Nitrogen and hydrogen in thick diamond films grown by microwave plasma enhanced chemical vapor deposition at variable H2 flow rates

Abstract

The presence and concentration of nitrogen and hydrogen impurities in thick diamond films grown by microwave plasma chemical vapor deposition at various ${\mathrm{H}}_{\mathrm{2}}$ gas flow rates, keeping a constant $[{\mathrm{CH}}_4\mathrm{]:[}{\mathrm{H}}_2\text{]=2.5\%}$ concentration ratio, have been determined by electron spin resonance and optical absorption spectroscopy. The relative concentration of both impurities, present as paramagnetic atomic species with different relaxation properties, has been found by ESR measurements to decrease exponentially with the increase in the ${\mathrm{H}}_{\mathrm{2}}$ gas flow rate. Moreover, the resulting values were proportional to the content of substitutional nitrogen and ${\mathrm{CH}}_x$ groups obtained from infrared and ultraviolet-visible optical absorption measurements, respectively.
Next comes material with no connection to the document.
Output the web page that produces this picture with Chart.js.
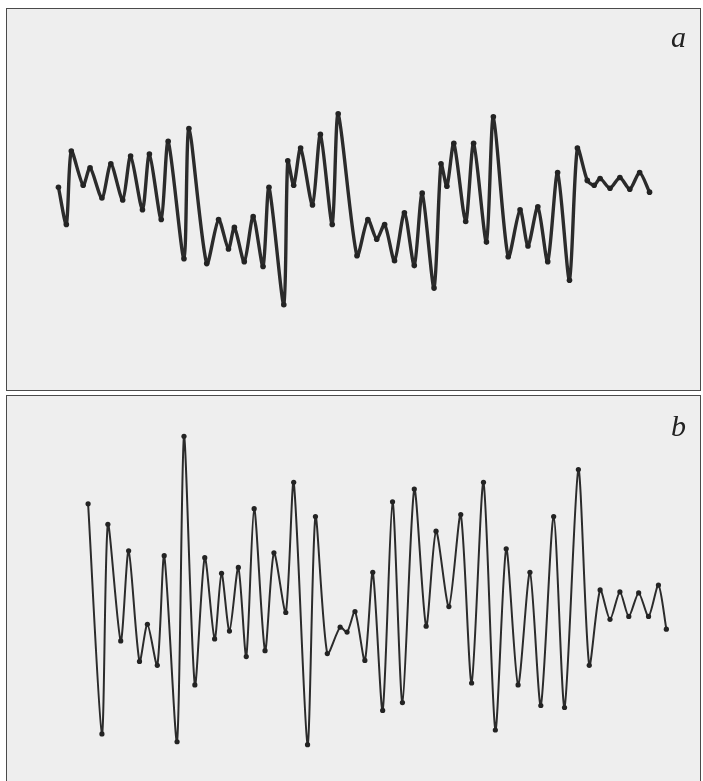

The decrease in the concentration of both impurities with an increase in the quality of the studied diamond films, early observed from high resolution electron microscopy studies on the same samples, strongly suggests that the incorporation of both impurities, as paramagnetic atomic species, is directly related to the concentration of the extended lattice defects.